Bordwell and Thompson (1997) offer two distinctions between story and plot which relate to the diegetic world of the narrative that the audience are positioned to accept and that which the audience actually see. They based this on Russian film theory:
Fabula (story) is all the events in the narrative that we see and infer. the fabula is defined as the chronological series of events that are represented or implied.
Syuzhet (plot) everything visible and audibly present before us. Syuzhet is considered to be the order, manner and techniques of their presentation in the narrative.

Tzvetan Todorov 
THE NARRATIVE CAN BEGIN AT ANY POINT.

Song For Whoever - The Beautiful South

There are two levels of diegesis, time and spacial coherence all over the place, song about writing songs to make money, spotlight signifies importance of character (blancmange is the star), the appearance is the most important, blancmange narrative and band performance element come together and the blancmange is eaten.

Tim O'Sullivan et al (1998) suggests narratives have a common structure, starting with the establishment plot or theme. This is then followed by the development of the problem, an enigma (Roland Barthes 1977), an increase in tension. Finally comes the resolution of the plot. Such narratives can be unambiguous and linear.

Kate Domaille (2001) every story told ever can be fitted into eight narrative types. Each of these narrative types has a source, an original story upon which the others are based. These are the following:
  • Achilles: The fatal flaw that leads to the destruction of the previously flawless, or almost flawless, person, e.g Superman
  • Candide: The indomitable hero who cannot be put down, e.g Indiana Jones
  • Cinderella: The dream comes true, e.g Pretty Woman
  • Circe: the Chase, the spider and the fly, the innocent and the victim, e.g Smokey and the Bandit
  • Faust: Selling your soul to the devil may bring riches but your soul will eventually your soul belongs to him, e.g Wall Street
  • Orpheus: The loss of something personal, the gift that is taken away, the tragedy of loss or the journey which follows the loss, e.g The Sixth Sense
  • Romeo and Juliet: The love story, e.g Titanic
  • Tristan and Iseult: The love triangle, man loves women...unfortunately one or both of them are already spoken for, or a third party intervenes, e.g Casablanca
Levi Strauss (1958) ideas about narrative amount to the fact that he believed all stories operated on certain clear Binary Oppositions e.g good vs. evil.

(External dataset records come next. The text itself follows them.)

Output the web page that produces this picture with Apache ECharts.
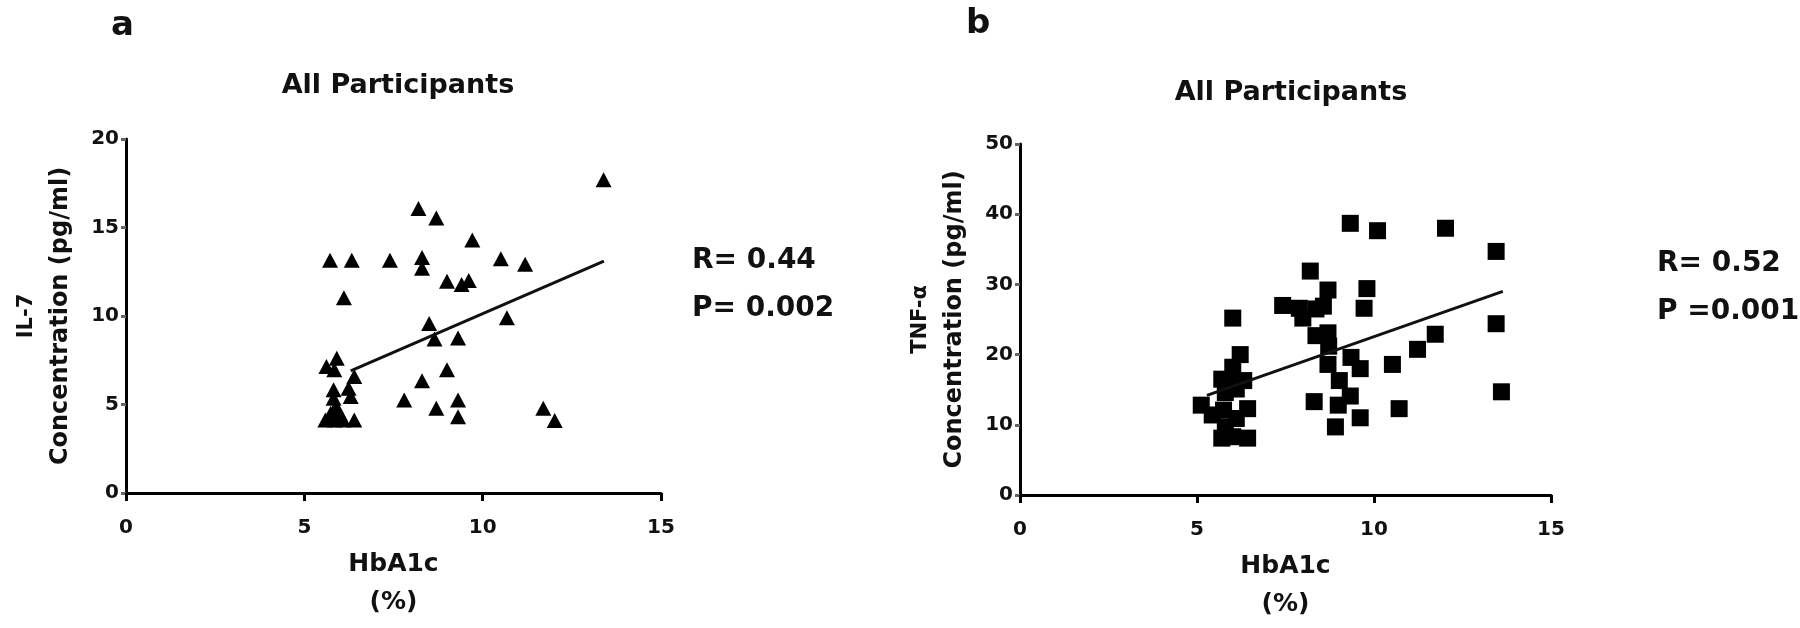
<!DOCTYPE html>
<html>
<head>
<meta charset="utf-8">
<script src="https://cdn.jsdelivr.net/npm/echarts@6/dist/echarts.min.js"></script>
<style>
html,body{margin:0;padding:0;background:#fff;}
#c{width:1800px;height:628px;}
</style>
</head>
<body>
<div id="c"></div>
<script>
// Panel a: IL-7 vs HbA1c
const il7Points = [
  [13.39,17.7],[8.20,16.08],[8.70,15.53],[9.71,14.3],[5.72,13.15],[6.33,13.15],[7.40,13.15],
  [8.30,13.3],[8.30,12.7],[10.51,13.24],[11.19,12.92],[9.0,11.97],[9.41,11.78],[9.61,12.0],
  [6.11,11.03],[8.50,9.57],[8.65,8.70],[9.31,8.76],[10.68,9.9],[9.0,6.96],[8.30,6.34],
  [7.80,5.26],[8.70,4.79],[9.31,5.26],[9.31,4.31],[11.70,4.79],[12.02,4.09],
  [5.62,7.15],[5.91,7.62],[5.84,6.96],[6.40,6.58],[5.82,5.83],[6.24,5.92],[5.82,5.35],
  [6.30,5.45],[5.89,4.88],[5.59,4.12],[5.84,4.12],[6.09,4.12],[6.40,4.12],[5.74,4.5],[5.99,4.5]
];
const il7Trend = [[6.3,6.9],[13.4,13.1]];
// Panel b: TNF-α vs HbA1c
const tnfPoints = [
  [9.33,38.7],[10.1,37.65],[12.02,38.0],[13.45,34.7],[8.20,31.9],[8.70,29.2],[9.80,29.4],
  [9.72,26.6],[7.42,27.0],[7.89,26.6],[7.99,25.2],[8.36,26.5],[8.57,26.9],[6.01,25.2],
  [8.36,22.7],[8.70,23.1],[8.72,21.2],[8.70,18.6],[13.45,24.4],[11.73,22.9],[11.23,20.75],
  [10.52,18.6],[9.35,19.6],[9.61,18.0],[9.02,16.3],[9.33,14.1],[8.99,12.8],[9.61,11.0],
  [8.91,9.7],[8.31,13.3],[10.71,12.3],[13.6,14.7],
  [6.22,20.0],[6.01,18.2],[5.70,16.5],[5.96,16.1],[6.32,16.3],[5.80,14.6],[6.11,15.1],
  [5.12,12.8],[5.43,11.4],[5.75,12.1],[6.43,12.3],[6.11,10.9],[5.80,9.7],[5.70,8.1],
  [6.43,8.1],[6.01,8.3]
];
const tnfTrend = [[5.28,14.2],[13.64,29.0]];

const panelLabels = ['a','b'];
const panelTitles = ['All Participants','All Participants'];
const yNameTop = ['IL-7','TNF-α'];
const yNameBottom = 'Concentration (pg/ml)';
const xNameTop = 'HbA1c';
const xNameBottom = '(%)';
const stats = [['R= 0.44','P= 0.002'],['R= 0.52','P =0.001']];

const FONT = '"DejaVu Sans",Verdana,sans-serif';
const INK = '#111';
const axisCommon = {
  axisLine:{show:true,lineStyle:{color:'#000',width:3}},
  splitLine:{show:false},
  axisLabel:{color:INK,fontFamily:FONT,fontWeight:'bold',fontSize:20}
};
function xAxis(i){
  return Object.assign({}, axisCommon, {
    gridIndex:i,type:'value',min:0,max:15,interval:5,
    name:'{t|'+xNameTop+'}\n{u|'+xNameBottom+'}',nameLocation:'middle',nameGap:52,
    nameTextStyle:{color:INK,fontFamily:FONT,fontWeight:'bold',fontSize:25,lineHeight:38,
      rich:{t:{fontFamily:FONT,fontWeight:'bold',fontSize:25,lineHeight:38,color:INK},
            u:{fontFamily:FONT,fontWeight:'bold',fontSize:25,lineHeight:38,color:INK}}},
    axisTick:{show:true,length:8,lineStyle:{color:'#000',width:3}},
    axisLabel:Object.assign({},axisCommon.axisLabel,{margin:25})
  });
}
function yAxis(i,max,interval){
  return Object.assign({}, axisCommon, {
    gridIndex:i,type:'value',min:0,max:max,interval:interval,
    name:'{t|'+yNameTop[i]+'}\n{u|'+yNameBottom+'}',nameLocation:'middle',nameRotate:90,nameGap:48,
    nameTextStyle:{color:INK,fontFamily:FONT,fontWeight:'bold',fontSize:24,
      rich:{t:{fontFamily:FONT,fontWeight:'bold',fontSize:21,lineHeight:34,color:INK},
            u:{fontFamily:FONT,fontWeight:'bold',fontSize:24,lineHeight:34,color:INK}}},
    axisLabel:Object.assign({},axisCommon.axisLabel,{margin:7}),
    axisTick:{show:true,length:5,lineStyle:{color:'#666',width:3}}
  });
}
const chart = echarts.init(document.getElementById('c'));
chart.setOption({
  backgroundColor:'#fff',
  animation:false,
  title:[
    {text:panelTitles[0],left:393,top:67,textAlign:'center',textStyle:{fontFamily:FONT,fontWeight:'bold',fontSize:27,color:INK}},
    {text:panelTitles[1],left:1286,top:74,textAlign:'center',textStyle:{fontFamily:FONT,fontWeight:'bold',fontSize:27,color:INK}}
  ],
  grid:[
    {left:126,right:1139,top:139,bottom:135,containLabel:false},
    {left:1020,right:249,top:144,bottom:128,containLabel:false}
  ],
  xAxis:[xAxis(0),xAxis(1)],
  yAxis:[yAxis(0,20,5),yAxis(1,50,10)],
  graphic:[
    {type:'text',left:111,top:9,style:{text:panelLabels[0],font:'bold 34px '+FONT,fill:INK}},
    {type:'text',left:966,top:7,style:{text:panelLabels[1],font:'bold 34px '+FONT,fill:INK}},
    {type:'text',left:692,top:247,style:{text:stats[0][0],font:'bold 28px '+FONT,fill:INK}},
    {type:'text',left:692,top:295,style:{text:stats[0][1],font:'bold 28px '+FONT,fill:INK}},
    {type:'text',left:1657,top:250,style:{text:stats[1][0],font:'bold 28px '+FONT,fill:INK}},
    {type:'text',left:1657,top:298,style:{text:stats[1][1],font:'bold 28px '+FONT,fill:INK}}
  ],
  series:[
    {type:'scatter',xAxisIndex:0,yAxisIndex:0,data:il7Points,symbol:'triangle',symbolSize:[16,15],itemStyle:{color:'#000',opacity:1}},
    {type:'line',xAxisIndex:0,yAxisIndex:0,data:il7Trend,showSymbol:false,symbol:'none',lineStyle:{color:INK,width:3}},
    {type:'scatter',xAxisIndex:1,yAxisIndex:1,data:tnfPoints,symbol:'rect',symbolSize:17,itemStyle:{color:'#000',opacity:1}},
    {type:'line',xAxisIndex:1,yAxisIndex:1,data:tnfTrend,showSymbol:false,symbol:'none',lineStyle:{color:INK,width:3}}
  ]
});
</script>
</body>
</html>
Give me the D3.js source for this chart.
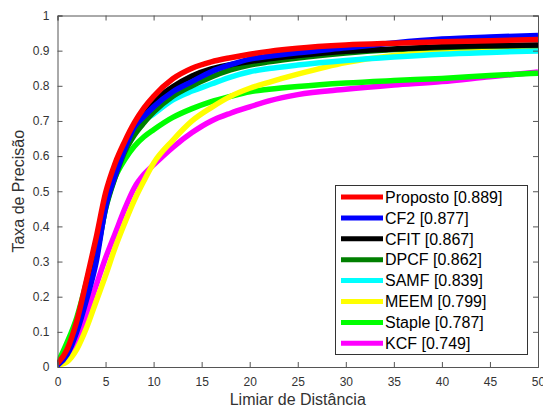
<!DOCTYPE html>
<html><head><meta charset="utf-8">
<script src="https://cdn.jsdelivr.net/npm/d3@7"></script>
<style>body{margin:0;background:#fff}svg{display:block}</style>
</head><body>
<svg id="c" width="543" height="410"></svg>
<script>
const thresholds = [0,1,2,3,4,5,6,7,8,9,10,12,14,16,18,20,22,25,30,35,40,45,50];
const names = ["Proposto [0.889]","CF2 [0.877]","CFIT [0.867]","DPCF [0.862]","SAMF [0.839]","MEEM [0.799]","Staple [0.787]","KCF [0.749]"];
const colors = ["#ff0000","#0000ff","#000000","#007f00","#00ffff","#ffff00","#00ff00","#ff00ff"];
const proposto = [0.01,0.05,0.13,0.245,0.365,0.495,0.58,0.642,0.695,0.737,0.77,0.82,0.85,0.868,0.88,0.89,0.898,0.907,0.916,0.921,0.925,0.928,0.932];
const cf2      = [0.005,0.035,0.10,0.19,0.295,0.455,0.545,0.62,0.683,0.713,0.74,0.783,0.812,0.84,0.86,0.876,0.884,0.894,0.908,0.922,0.933,0.939,0.943];
const cfit     = [0.01,0.04,0.11,0.21,0.325,0.47,0.56,0.635,0.69,0.727,0.755,0.797,0.828,0.848,0.86,0.869,0.877,0.886,0.898,0.905,0.911,0.914,0.916];
const dpcf     = [0.01,0.04,0.11,0.20,0.31,0.45,0.54,0.612,0.66,0.695,0.725,0.77,0.80,0.825,0.845,0.859,0.868,0.879,0.893,0.903,0.909,0.913,0.915];
const samf     = [0.01,0.04,0.11,0.20,0.31,0.45,0.545,0.615,0.665,0.70,0.72,0.76,0.785,0.805,0.825,0.84,0.849,0.859,0.872,0.882,0.89,0.895,0.899];
const meem     = [0.005,0.015,0.05,0.11,0.185,0.26,0.34,0.41,0.475,0.53,0.58,0.645,0.70,0.738,0.77,0.793,0.81,0.833,0.866,0.886,0.897,0.901,0.904];
const staple   = [0.01,0.07,0.14,0.24,0.35,0.46,0.54,0.59,0.628,0.655,0.675,0.71,0.735,0.755,0.77,0.783,0.79,0.798,0.808,0.815,0.821,0.829,0.836];
const kcf      = [0.005,0.03,0.075,0.15,0.23,0.31,0.38,0.45,0.51,0.548,0.575,0.625,0.667,0.70,0.722,0.74,0.757,0.775,0.79,0.802,0.812,0.826,0.839];
const seriesValues = [proposto,cf2,cfit,dpcf,samf,meem,staple,kcf];
const xTicks = [0,5,10,15,20,25,30,35,40,45,50];
const yTicks = [0,0.1,0.2,0.3,0.4,0.5,0.6,0.7,0.8,0.9,1];
const xLabel = "Limiar de Distância";
const yLabel = "Taxa de Precisão";

const svg = d3.select("#c");
const L = 57.5, R = 538, T = 15.5, B = 367;
const x = d3.scaleLinear().domain([0,50]).range([L,R]);
const y = d3.scaleLinear().domain([0,1]).range([B,T]);
const font = "'Liberation Sans', Arial, Helvetica, sans-serif";

const plot = svg.append("g");
plot.append("defs").append("clipPath").attr("id","clip")
  .append("rect").attr("x",L).attr("y",T).attr("width",R-L).attr("height",B-T);

const line = d3.line().x((d,i)=>x(thresholds[i])).y(d=>y(d)).curve(d3.curveMonotoneX);
const lg = plot.append("g").attr("clip-path","url(#clip)");
for (let k = seriesValues.length-1; k >= 0; k--) {
  lg.append("path").attr("d", line(seriesValues[k]))
    .attr("fill","none").attr("stroke",colors[k]).attr("stroke-width",5.5)
    .attr("stroke-linejoin","round").attr("stroke-linecap","butt");
}

// axes (box with inward ticks)
const axColor = "#555";
const tickLen = 5;
const gx = svg.append("g").attr("transform",`translate(0,${B})`)
  .call(d3.axisBottom(x).tickValues(xTicks).tickSize(-tickLen).tickPadding(10).tickFormat(d3.format("d")));
const gxt = svg.append("g").attr("transform",`translate(0,${T})`)
  .call(d3.axisTop(x).tickValues(xTicks).tickSize(-tickLen).tickFormat(""));
const gy = svg.append("g").attr("transform",`translate(${L},0)`)
  .call(d3.axisLeft(y).tickValues(yTicks).tickSize(-tickLen).tickPadding(8).tickFormat(d=>d===0?"0":d===1?"1":d3.format(".1f")(d)));
const gyr = svg.append("g").attr("transform",`translate(${R},0)`)
  .call(d3.axisRight(y).tickValues(yTicks).tickSize(-tickLen).tickFormat(""));
[gx,gxt,gy,gyr].forEach(g=>{
  g.select(".domain").attr("stroke",axColor).attr("stroke-width",1);
  g.selectAll(".tick line").attr("stroke",axColor);
  g.selectAll("text").attr("fill","#333").style("font-family",font).style("font-size","12px");
});

svg.append("text").attr("x",(L+R)/2).attr("y",405).attr("text-anchor","middle")
  .style("font-family",font).style("font-size","16px").attr("fill","#333").text(xLabel);
svg.append("text").attr("transform",`translate(24,${(T+B)/2}) rotate(-90)`).attr("text-anchor","middle")
  .style("font-family",font).style("font-size","16px").attr("fill","#333").text(yLabel);

// legend
const lgX = 335, lgY = 185, lgW = 192, lgH = 169;
const leg = svg.append("g");
leg.append("rect").attr("x",lgX+0.5).attr("y",lgY+0.5).attr("width",lgW).attr("height",lgH)
  .attr("fill","#fff").attr("stroke","#333").attr("stroke-width",1);
names.forEach((n,i)=>{
  const yy = 197 + i*20.9;
  leg.append("line").attr("x1",341).attr("x2",383).attr("y1",yy).attr("y2",yy)
    .attr("stroke",colors[i]).attr("stroke-width",5);
  leg.append("text").attr("x",385).attr("y",yy).attr("dy","0.36em")
    .style("font-family",font).style("font-size","16px").attr("fill","#000").text(n);
});
</script>
</body></html>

The importance of these ideas is that essentially a complicated world is reduce to a simple either/or structure. Things are either right or wrong, bad or good. There's no in between.

Micheal Shore (1984) argues that music videos are: recycled styles, surface without substance, simulated experience, information overload, image and style scavengers, ambivalence, decadence, immediate gratification, vanity and the moment, image assaults and outre folks, the death of content, anaesthetisation of violence thorough chic, adolescent male fantasies, speed/power/grils and wealth, album art come to turgid life, classical storytelling motifs.

Green Day - Basket Case

Set in the 1975 film 'One Flew Over the Cuckoos Nest' - by associating themselves with this intertextual reference they are associating themselves with antiestablishment ideology.

Arctic Monkeys - Leave Before The Lights Come On

Band don't appear at all. Female actress craves attention by pretending to be about to kill herself, the shoe she kicks off signifies a one night stand, she wants a long relationship but the man doesn't so she tries again.

Andrew Goodwin (1992) argues that in music videos, "narrative relations are highly complex" and meaning can be created from the individual audio-viwer's musical personal musical taste to sophisticated intertexuality that uses multidiscursive phenomena of Western cultere. Many are dominated by advertising references, film pastiche and reinforce the postmodern 're-use' tradition.